Are you just an idea waiting to happen? Are you a development company ready to launch or already in operation looking to scale?

After this 45 seconds’ to one minute pitch, no one should have questions about who you are and what you do.
This elevator pitch is a powerful and compelling statement delivered within the time it takes for an elevator to reach its final destination and win you a formal appointment with a potential investor.

The second aspect of your presentation should focus on the problem your company is or seeks to solve. What problem are you solving? You better be solving a real problem. This is an area that many start-ups stumble to answer when pushed to the wall.
This needs to come out plain and clear for it is the heart of the business. I always want to use the Panadol example. “Everyone feels pain” that’s it.

So as a Panadol company, this is the reason I exist “to make this pain go away”. What is the reason for your company’s’ existence?

The more common the problem is, the more buy-in and agreement you will get. Similarly, the more common the problem is, the bigger the potential market. You will need to not only show the problem, but its spread as this demonstrates a sustainable future market.

Now that you have put your problem across, it is time to focus on how you plan to solve it. Focus on the benefits not the features of your product or service. Imagine you’re pitching cars to a horse-drawn carriage world.

The benefits of the car are that they go faster, go away farther and carry greater loads. That’s it.
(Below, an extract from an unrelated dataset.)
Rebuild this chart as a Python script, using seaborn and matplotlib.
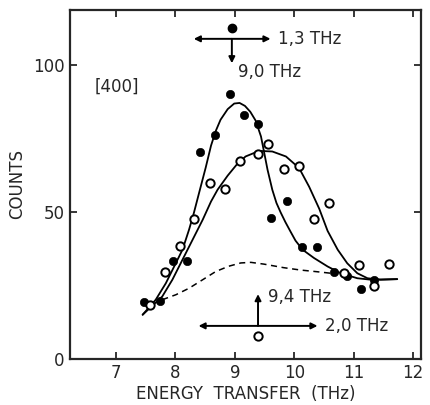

Don’t get lost in how many bolts you use in the assembly process, the number of doors, and size of the trunk or how bright the headlights are.

If you have some customer testimonies for product/service usage, this is the time to bring them-up and strengthen your case.

While it is great to demonstrate the problem, how to spread it is and how the solution you have figured out can deal with it, it is even more important to demonstrate your “go to the market strategy” to your potential investors.

You need to show who your customers are, where they’re and how you plan to reach them in an efficient and affordable manner.